Account-Based Marketing (ABM) has emerged as a popular marketing strategy. Many people think that ABM is a modern concept, but to everyone’s surprise, it is not a modern concept. ABM has been in use for a longer period than people have realized about its use. B2B companies have always targeted account lists of their top prospects and given them special attention from sales and marketing. This tactic was known as ‘integrated marketing’ before it was termed as Account-Based Marketing.
The day B2B companies emerged, somewhere in the 90s, they had to mimic B2C companies because they were providing powerful and personalized brand experiences to their audiences. In 2004 ITSMA termed integrated marketing as ABM, it took almost a decade to adopt this term as mainstream. Around 2014, account-based marketing received global search traffic to show up on Google Trends, and in 2015 global search traffic for lead generation hit an all-time low. Technology has empowered B2B marketers and provided personalized campaigns to the right audiences. Soon the term ‘ABM’ became synonymous with B2B marketing just the way ‘digital marketing’ is now known as regular marketing today.
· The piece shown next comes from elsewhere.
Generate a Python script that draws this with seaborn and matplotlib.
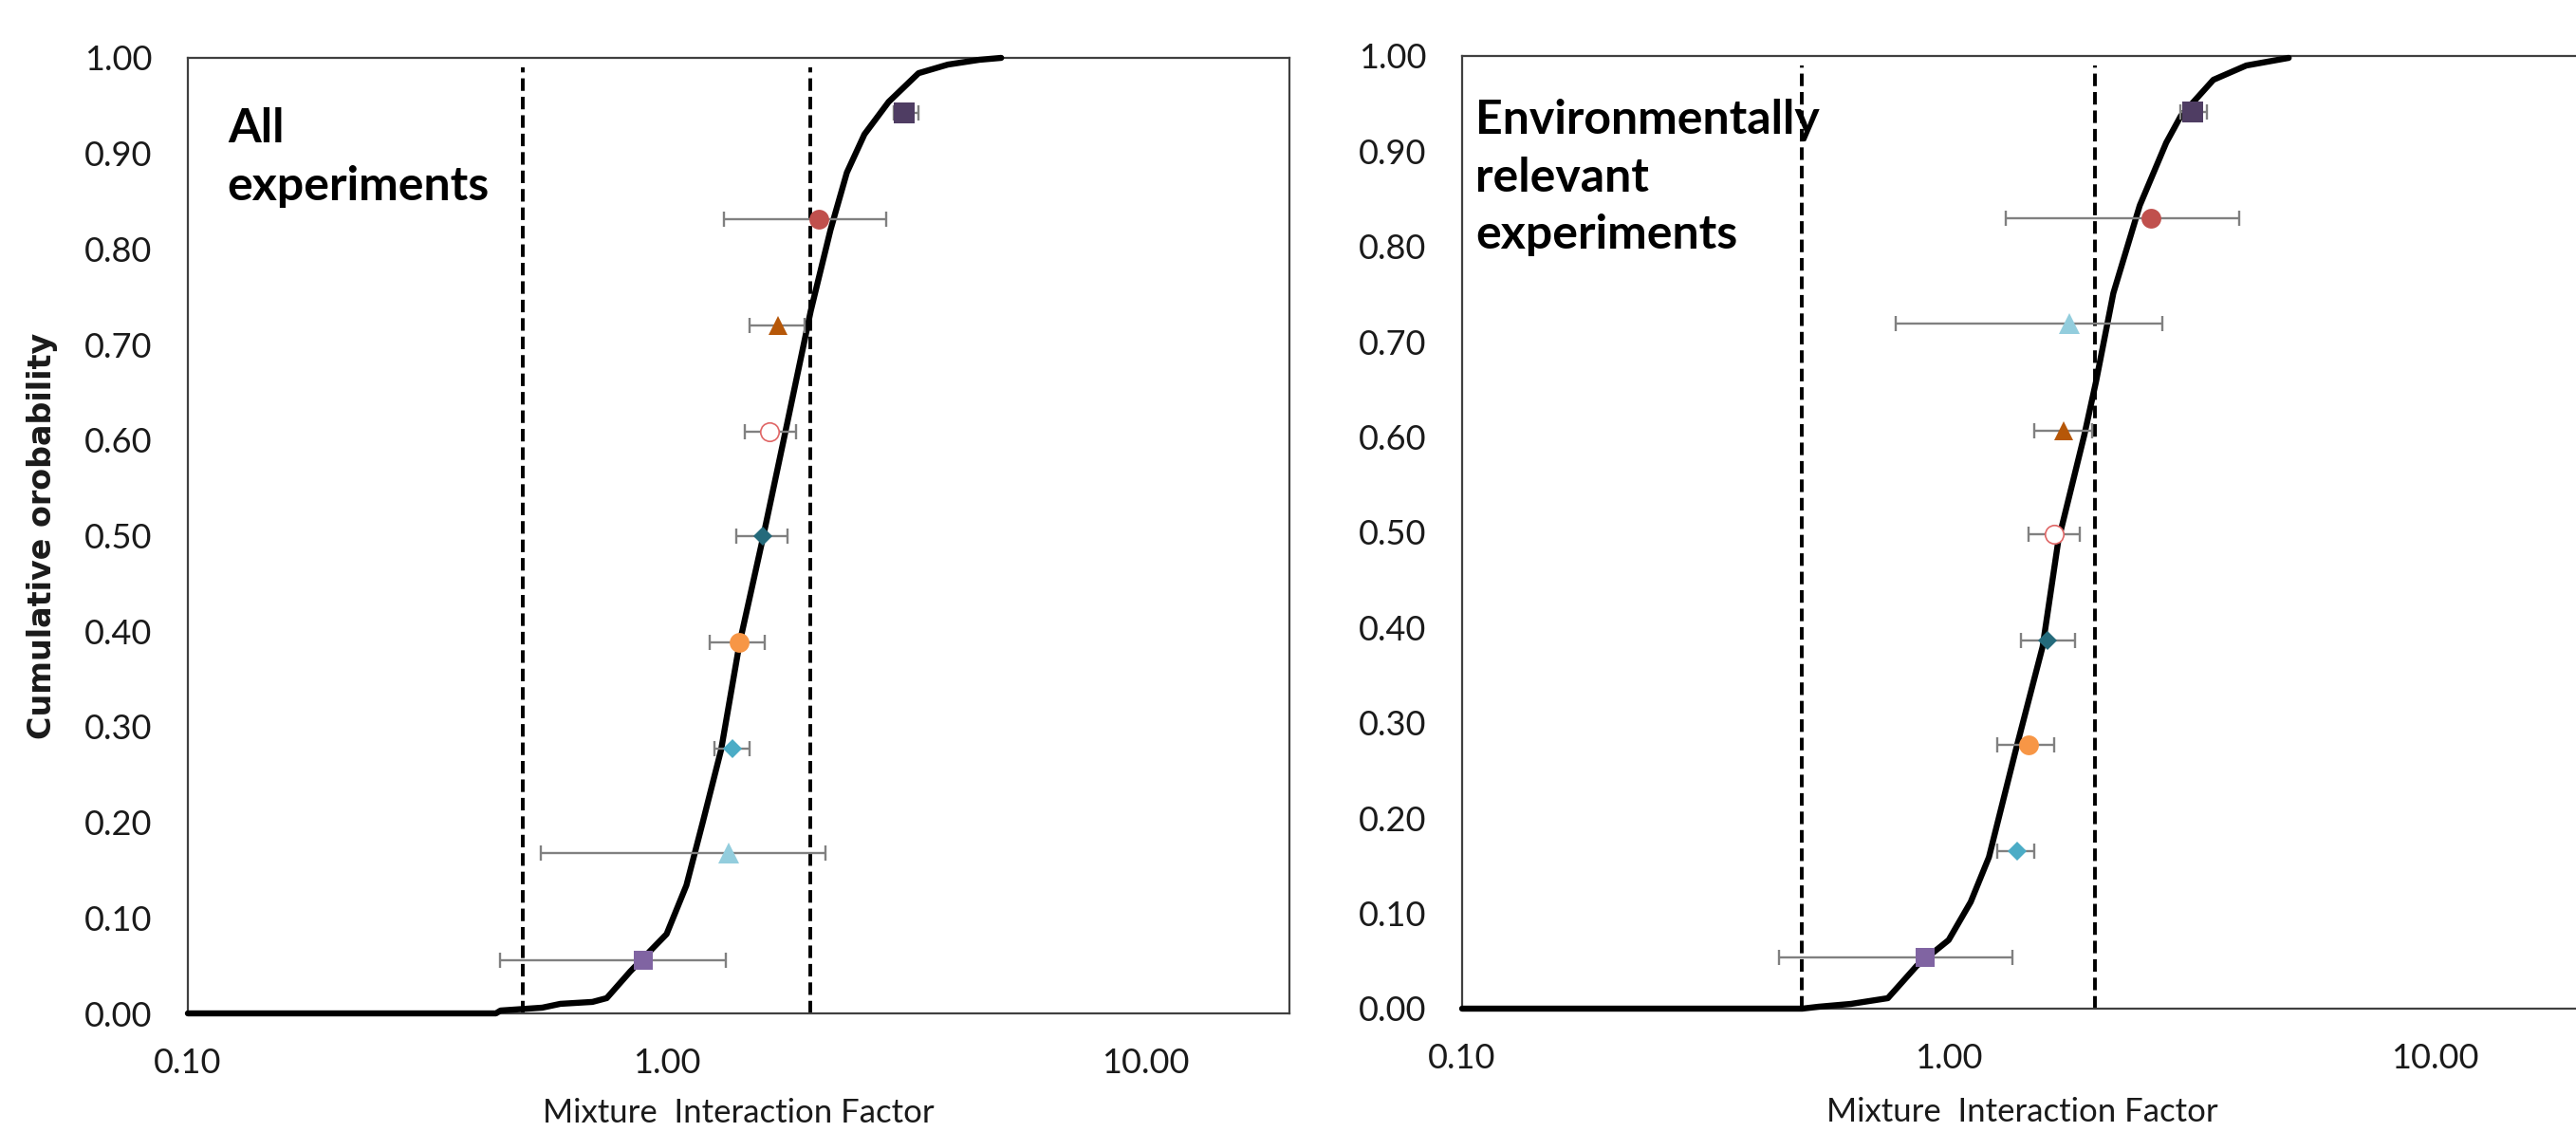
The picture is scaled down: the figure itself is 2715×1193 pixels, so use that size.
import matplotlib
matplotlib.use("Agg")
import matplotlib.pyplot as plt
import matplotlib.ticker as ticker
import seaborn as sns
import pandas as pd
import numpy as np

# cumulative distribution of the mixture interaction factor
all_cdf_x = [0.10, 0.44, 0.45, 0.55, 0.60, 0.70, 0.75, 0.84, 1.00, 1.10, 1.19, 1.30, 1.42,
             1.59, 1.78, 2.00, 2.08, 2.20, 2.38, 2.59, 2.91, 3.36, 3.87, 4.50, 5.00]
all_cdf_p = [0.000, 0.000, 0.003, 0.006, 0.010, 0.012, 0.016, 0.044, 0.083, 0.134, 0.200, 0.276, 0.387,
             0.498, 0.614, 0.735, 0.770, 0.820, 0.880, 0.920, 0.954, 0.984, 0.993, 0.998, 1.000]

env_cdf_x = [0.10, 0.50, 0.54, 0.63, 0.75, 0.86, 1.00, 1.11, 1.21, 1.37, 1.56, 1.68, 1.90,
             2.01, 2.18, 2.47, 2.80, 3.00, 3.50, 4.09, 5.00]
env_cdf_p = [0.000, 0.000, 0.002, 0.005, 0.011, 0.045, 0.072, 0.112, 0.159, 0.269, 0.380, 0.491, 0.602,
             0.659, 0.751, 0.843, 0.909, 0.937, 0.975, 0.990, 0.998]

# group estimates with their ranges, top to bottom
all_keys = ["plum_sq", "red_dot", "brown_tri", "open_dot", "teal_dia", "orange_dot", "cyan_dia", "sky_tri", "violet_sq"]
all_mif = [3.13, 2.08, 1.71, 1.64, 1.59, 1.42, 1.37, 1.35, 0.895]
all_low = [2.98, 1.32, 1.49, 1.46, 1.40, 1.23, 1.26, 0.545, 0.448]
all_high = [3.36, 2.88, 1.94, 1.86, 1.79, 1.60, 1.49, 2.15, 1.33]
all_prob = [0.942, 0.831, 0.720, 0.609, 0.500, 0.388, 0.277, 0.168, 0.056]

env_keys = ["plum_sq", "red_dot", "sky_tri", "brown_tri", "open_dot", "teal_dia", "orange_dot", "cyan_dia", "violet_sq"]
env_mif = [3.18, 2.61, 1.77, 1.72, 1.65, 1.60, 1.46, 1.38, 0.894]
env_low = [3.00, 1.31, 0.778, 1.50, 1.46, 1.41, 1.26, 1.26, 0.448]
env_high = [3.40, 3.95, 2.75, 1.97, 1.86, 1.82, 1.65, 1.50, 1.35]
env_prob = [0.941, 0.830, 0.719, 0.607, 0.498, 0.386, 0.277, 0.165, 0.054]

x_ticks = [0.1, 1.0, 10.0]
x_tick_labels = ["0.10", "1.00", "10.00"]
thresholds = [0.5, 2.0]

styles = {
    "plum_sq":    dict(marker="s", color="#4F3D63", ms=15.5),
    "red_dot":    dict(marker="o", color="#C0504D", ms=15),
    "brown_tri":  dict(marker="^", color="#B65708", ms=15),
    "open_dot":   dict(marker="o", color="#E06666", ms=14, mfc="white"),
    "teal_dia":   dict(marker="D", color="#246A7B", ms=10.5),
    "orange_dot": dict(marker="o", color="#F79646", ms=15),
    "cyan_dia":   dict(marker="D", color="#4BACC6", ms=10),
    "sky_tri":    dict(marker="^", color="#93CDDD", ms=15.5),
    "violet_sq":  dict(marker="s", color="#8064A2", ms=15),
}

sns.set_style("white")
plt.rcParams["font.family"] = ["Lato", "DejaVu Sans"]


def draw_panel(ax, cdf_x, cdf_p, keys, mif, low, high, prob, label, text_pos, xlabel_y):
    ax.set_xscale("log")
    df = pd.DataFrame({"mif": cdf_x, "p": cdf_p})
    sns.lineplot(data=df, x="mif", y="p", ax=ax, color="black", lw=4.6,
                 estimator=None, sort=False, zorder=3, clip_on=False)

    for v in thresholds:
        ax.axvline(v, ymin=0, ymax=0.99, color="black", lw=2.8, dashes=(3.4, 1.6), zorder=2)

    for k, x, lo, hi, y in zip(keys, mif, low, high, prob):
        st = styles[k]
        ax.errorbar(x, y, xerr=[[x - lo], [hi - x]], fmt="none", ecolor="#808080",
                    elinewidth=1.7, capsize=5.5, capthick=1.7, zorder=4)
        ax.plot(x, y, marker=st["marker"], ms=st["ms"], color=st["color"],
                mfc=st.get("mfc", st["color"]), mec=st["color"],
                mew=1.2 if "mfc" in st else 0, ls="none", zorder=5)

    ax.set_xlim(0.1, 20)
    ax.set_ylim(0, 1)
    ax.xaxis.set_major_locator(ticker.FixedLocator(x_ticks))
    ax.xaxis.set_major_formatter(ticker.FixedFormatter(x_tick_labels))
    ax.xaxis.set_minor_locator(ticker.LogLocator(base=10, subs=np.arange(2, 10), numticks=20))
    ax.xaxis.set_minor_formatter(ticker.NullFormatter())
    ax.yaxis.set_major_locator(ticker.MultipleLocator(0.1))
    ax.yaxis.set_major_formatter(ticker.FormatStrFormatter("%.2f"))

    ax.tick_params(axis="x", which="major", direction="out", length=10, width=1.6,
                   pad=16, labelsize=26, colors="#404040", labelcolor="#1a1a1a")
    ax.tick_params(axis="x", which="minor", direction="in", length=5, width=1.5, colors="#404040")
    ax.tick_params(axis="y", length=0, pad=27, labelsize=26, labelcolor="#1a1a1a")

    for s in ax.spines.values():
        s.set_visible(True)
        s.set_color("#404040")
        s.set_linewidth(1.6)

    ax.set_xlabel("Mixture  Interaction Factor", fontsize=25, color="#1a1a1a")
    ax.xaxis.set_label_coords(0.5, xlabel_y)
    ax.set_ylabel("")

    ax.text(text_pos[0], text_pos[1], label, transform=ax.transAxes, ha="left", va="top",
            fontsize=36, fontweight="bold", linespacing=1.42, color="black", zorder=6)


fig = plt.figure(figsize=(27.15, 11.93), dpi=100)
ax1 = fig.add_axes([198 / 2715, (1193 - 1068) / 1193, (1359 - 198) / 2715, (1068 - 61) / 1193])
ax2 = fig.add_axes([1541 / 2715, (1193 - 1063) / 1193, (2721 - 1541) / 2715, (1063 - 59) / 1193])

draw_panel(ax1, all_cdf_x, all_cdf_p, all_keys, all_mif, all_low, all_high, all_prob,
           "All\nexperiments", (0.036, 0.948), -0.088)
draw_panel(ax2, env_cdf_x, env_cdf_p, env_keys, env_mif, env_low, env_high, env_prob,
           "Environmentally\nrelevant\nexperiments", (0.012, 0.955), -0.093)

ax1.set_ylabel("Cumulative orobability", fontsize=24, fontweight="bold",
               family=["DejaVu Sans"], color="#1a1a1a")
ax1.yaxis.set_label_coords(-0.118, 0.5)

fig.savefig("out.png", dpi=100)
COVID-19 presented new challenges and opportunities in front of the marketers and the finance team had to learn to do more with less. Here’s when ABM came into play and helped companies and marketers become smarter and more targeted to acquire new or existing customers. Now, the world has finally applied and caught up with the account-based marketing methodologies where CROs are purchasing more ABM platforms to help the sales teams.
There’s an important distinction to make between ABM and “inbound marketing,” which has been the standard B2B marketing strategy up until the 2010s. Unlike inbound marketing, ABM is not a lead-generation strategy. The focus is entirely different. Sure, it generates some leads as a by-product. However, at its core, ABM is about creating focused awareness and engagement with a segment of future customers and working closely with sales teams to create opportunities.
Account-based Marketing has always focused on the accounts that are the best-fit accounts for your business. These approaches have always been about efficient revenue growth in which most of the marketing efforts are put into the best-fit accounts. Lead generation is a part of ABM where the majority of ABM efforts are focused on account engagement and creating opportunities with the target accounts.
Every year, the integration of account-based marketing (ABM) into sales and marketing strategies becomes more profound, significantly impacting revenue generation. In 2020, this trend was unmistakable, with a staggering 78 percent of companies dedicating their demand-generation resources to ABM initiatives. The outcomes speak for themselves: nearly 80 percent of new opportunities and a substantial 73 percent of total revenue are directly attributed to these ABM programs. Even companies in the early stages of adopting ABM are reaping significant rewards, with around one-third of their revenue now originating from these targeted account-based approaches.
This shift underscores ABM’s effectiveness in focusing marketing efforts on high-value accounts, enhancing engagement, and driving substantial business outcomes. As companies continue to refine their ABM strategies, the trend toward prioritizing personalized, account-specific marketing approaches is likely to accelerate, further solidifying ABM as a cornerstone of modern sales and marketing practices.